Dehydration in cats
When a cat is losing liquids rapidly, we say he is dehydrated. Dehydration in cats happens when there is an imbalance of water and electrolytes in the body. This can cause serious complications. Water is a vital fluid in cats which need it for their proper bodily functions.
Considering that water represents 80% of the cat’s body weight, when it becomes scarce, all his biological processes, including blood circulation, get compromised.
Causes of dehydration in cats
Basically, a poor water intake or excessive loss of water is a cause of dehydration. Conditions that can lead to dehydration include vomiting in cats, trauma, fever, diarrhea, diabetes, heatstroke, and others.
Whenever a cat has too much physical activity especially in a hot weather, he can easily suffer dehydration. As a responsible owner, you should always make sure that your cat has access to fresh water to avoid dehydration.
Symptoms of dehydration in cats
Skin tenting is the most common symptom of dehydration. If you pinch the cat and the skin goes back to normal immediately, this is a perfectly healthy cat. In a dehydrated cat, the skin will go back in place more slowly.
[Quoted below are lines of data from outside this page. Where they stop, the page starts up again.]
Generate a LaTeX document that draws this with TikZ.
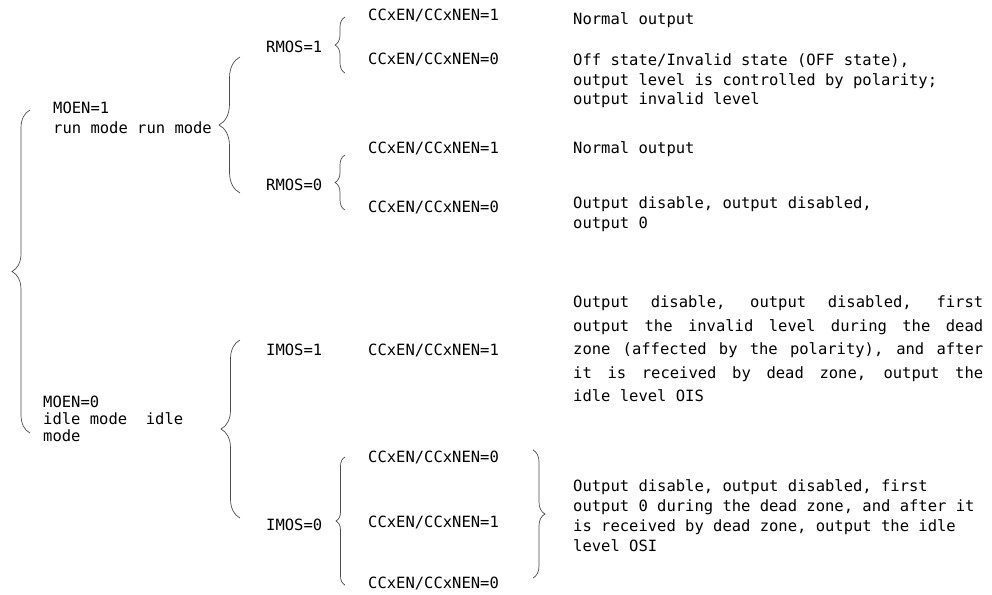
\documentclass[tikz,border=0pt]{standalone}
\usepackage{fontspec}
\setmainfont{DejaVu Sans Mono}
\usetikzlibrary{decorations.pathreplacing,positioning}
\newcommand{\jline}[1]{\hbox to 410pt{\spaceskip=\fontdimen2\font plus 1fil\relax #1}}

\begin{document}
\begin{tikzpicture}[
  x=1pt, y=-1pt,
  font=\fontsize{15.5}{20}\selectfont,
  lbl/.style={anchor=base west, inner sep=0pt, align=left},
  brc/.style={decorate, decoration={brace, amplitude=#1}, draw=black!70, line width=0.7pt},
]
  \useasboundingbox (0,0) rectangle (992,594);

  % modes (multi-line nodes sit on their last baseline)
  \node[lbl] (moen1) at (53,133.5) {MOEN=1\\run mode run mode};
  \node[lbl, font=\fontsize{15.5}{17}\selectfont] (moen0) at (43,441.5) {MOEN=0\\idle mode\ \ idle\\mode};

  % output mode bits
  \node[lbl] (rmos1) at (266,52.5) {RMOS=1};
  \node[lbl] (rmos0) at (266,190.5) {RMOS=0};
  \node[lbl] (imos1) at (266,355.5) {IMOS=1};
  \node[lbl] (imos0) at (266,530.5) {IMOS=0};

  % channel enables
  \node[lbl] (en1a) at (368,20.5) {CCxEN/CCxNEN=1};
  \node[lbl] (en0a) at (368,64.5) {CCxEN/CCxNEN=0};
  \node[lbl] (en1b) at (368,153.5) {CCxEN/CCxNEN=1};
  \node[lbl] (en0b) at (368,212.5) {CCxEN/CCxNEN=0};
  \node[lbl] (en1c) at (368,355.5) {CCxEN/CCxNEN=1};
  \node[lbl] (en0c) at (368,462.5) {CCxEN/CCxNEN=0};
  \node[lbl] (en1d) at (368,527.5) {CCxEN/CCxNEN=1};
  \node[lbl] (en0d) at (368,588.5) {CCxEN/CCxNEN=0};

  % resulting outputs
  \node[lbl] (out1) at (573,24.5) {Normal output};
  \node[lbl, font=\fontsize{15.5}{19.5}\selectfont] (out2) at (573,104.5)
    {Off state/Invalid state (OFF state),\\output level is controlled by polarity;\\output invalid level};
  \node[lbl] (out3) at (573,153.5) {Normal output};
  \node[lbl] (out4) at (573,228.5) {Output disable, output disabled,\\output 0};
  \node[lbl, font=\fontsize{15.5}{23.5}\selectfont] (out5) at (573,401.5)
    {\jline{Output disable, output disabled, first}\\
     \jline{output the invalid level during the dead}\\
     \jline{zone (affected by the polarity), and after}\\
     \jline{it is received by dead zone, output the}\\
     idle level OIS};
  \node[lbl] (out6) at (573,551.5)
    {Output disable, output disabled, first\\output 0 during the dead zone, and after it\\is received by dead zone, output the idle\\level OSI};

  % braces
  \draw[brc=18pt] (30,433) -- (30,110);
  \draw[brc=21pt] (240,193) -- (240,57);
  \draw[brc=19pt] (240,518) -- (240,340);
  \draw[brc=10pt] (345,73) -- (345,17);
  \draw[brc=10pt] (345,210) -- (345,155);
  \draw[brc=9pt] (345,585) -- (345,457);
  \draw[brc=12pt] (533,450) -- (533,578);
\end{tikzpicture}
\end{document}
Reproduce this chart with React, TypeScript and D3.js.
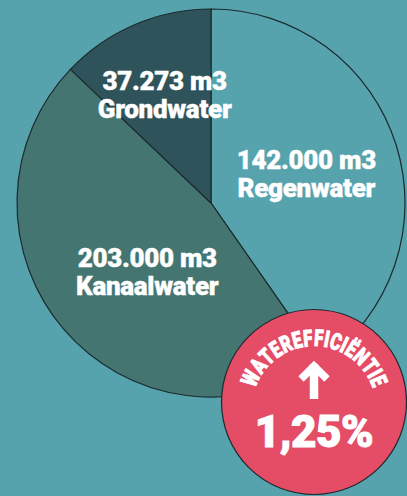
import React from 'react';
import * as d3 from 'd3';

// water sources, clockwise from 12 o'clock
const sources = ['Regenwater', 'Kanaalwater', 'Grondwater'];
const volumeLabels = ['142.000 m3', '203.000 m3', '37.273 m3'];
// slice sizes as drawn in the picture (in %, the artwork is not exactly proportional to the volumes)
const sliceShares = [40.3, 46.8, 12.9];
const sliceColors = ['#56a3ad', '#447571', '#2f535a'];
// small nudges so labels sit where the original has them
const labelNudge = [[0, 0], [12, 3], [-7, -17]];

const badgeTitle = 'WATEREFFICIËNTIE';
const badgeValue = '1,25%';

// Roboto Bold advance widths (em) for the badge letters
const glyphW: Record<string, number> = {
  W: 0.88, A: 0.66, T: 0.62, E: 0.57, R: 0.63, F: 0.56,
  I: 0.28, C: 0.65, 'Ë': 0.57, N: 0.71,
};

const width = 407;
const height = 496;
const bg = '#56a3ad';
const strokeCol = '#1c2b2f';
const fontFamily = 'Roboto, "Liberation Sans", sans-serif';

export default function App() {
  const cx = 211;
  const cy = 203;
  const radius = 194;

  const pie = d3.pie<number>().sort(null).value(d => d);
  const arcs = pie(sliceShares);

  const arc = d3.arc<d3.PieArcDatum<number>>()
    .innerRadius(0)
    .outerRadius(radius);

  const labelArc = d3.arc<d3.PieArcDatum<number>>()
    .innerRadius(radius * 0.515)
    .outerRadius(radius * 0.515);

  // badge
  const bx = 314;
  const by = 402;
  const br = 92.5;
  const textR = 62;
  const textCy = by + 6;
  const fs = 23;
  const squeeze = 0.72;
  const spacing = 0.4;

  const chars = Array.from(badgeTitle);
  const widths = chars.map(c => (glyphW[c] ?? 0.6) * fs * squeeze + spacing);
  const total = d3.sum(widths);
  let run = -total / 2;
  const letters = chars.map((c, i) => {
    const s = run + widths[i] / 2;
    run += widths[i];
    const a = s / textR;
    return {
      c,
      x: bx + textR * Math.sin(a),
      y: textCy - textR * Math.cos(a),
      deg: (a * 180) / Math.PI,
    };
  });

  return (
    <svg
      width={width}
      height={height}
      viewBox={`0 0 ${width} ${height}`}
      style={{ position: 'absolute', left: 0, top: 0, display: 'block' }}
    >
      <rect width={width} height={height} fill={bg} />

      <g transform={`translate(${cx},${cy})`}>
        {arcs.map((d, i) => (
          <path
            key={sources[i]}
            d={arc(d) || ''}
            fill={sliceColors[i]}
            stroke={strokeCol}
            strokeWidth={1.2}
          />
        ))}
        {arcs.map((d, i) => {
          const [lx, ly] = labelArc.centroid(d);
          const x = lx + labelNudge[i][0];
          const y = ly + labelNudge[i][1];
          return (
            <text
              key={'l' + i}
              x={x}
              y={y}
              textAnchor="middle"
              fill="#ffffff"
              stroke="#ffffff"
              strokeWidth={0.4}
              fontFamily={fontFamily}
              fontWeight={900}
              fontSize={26}
              letterSpacing={-0.3}
            >
              <tspan x={x} dy={-4}>{volumeLabels[i]}</tspan>
              <tspan x={x} dy={28}>{sources[i]}</tspan>
            </text>
          );
        })}
      </g>

      <g>
        <circle cx={bx} cy={by} r={br} fill="#e54c66" stroke={strokeCol} strokeWidth={1.2} />
        <g
          fill="#ffffff"
          stroke="#ffffff"
          strokeWidth={1}
          fontFamily={fontFamily}
          fontWeight={900}
          fontSize={fs}
          textAnchor="middle"
        >
          {letters.map((l, i) => (
            <text
              key={'t' + i}
              transform={`translate(${l.x},${l.y}) rotate(${l.deg}) scale(${squeeze},1)`}
            >
              {l.c}
            </text>
          ))}
        </g>
        <path
          d={`M${bx},${by - 38} L${bx},${by - 3}`}
          stroke="#ffffff"
          strokeWidth={8.5}
          fill="none"
        />
        <path
          d={`M${bx - 13},${by - 23} L${bx},${by - 36} L${bx + 13},${by - 23}`}
          stroke="#ffffff"
          strokeWidth={7.5}
          fill="none"
          strokeLinejoin="miter"
        />
        <text
          x={bx}
          y={by + 45}
          textAnchor="middle"
          fill="#ffffff"
          stroke="#ffffff"
          strokeWidth={1}
          fontFamily={fontFamily}
          fontWeight={900}
          fontSize={44}
          letterSpacing={-0.5}
        >
          {badgeValue}
        </text>
      </g>
    </svg>
  );
}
If the skin stays up forming a tent, then this cat is suffering from severe dehydration. The following are the general symptoms of dehydration in cats:
- Loss of appetite
- Dry mouth
- Sunken eyes
- Elevated heart rate
- Excessive panting
Dehydration may be an indication of an underlying condition. If you notice that your cat is dehydrated and have noticed some of the symptoms described above, take your feline friend to the veterinarian immediately. The veterinarian will administer intravenous fluids and run other tests if necessary. These tests are necessary to confirm what is the underlying condition causing the dehydration.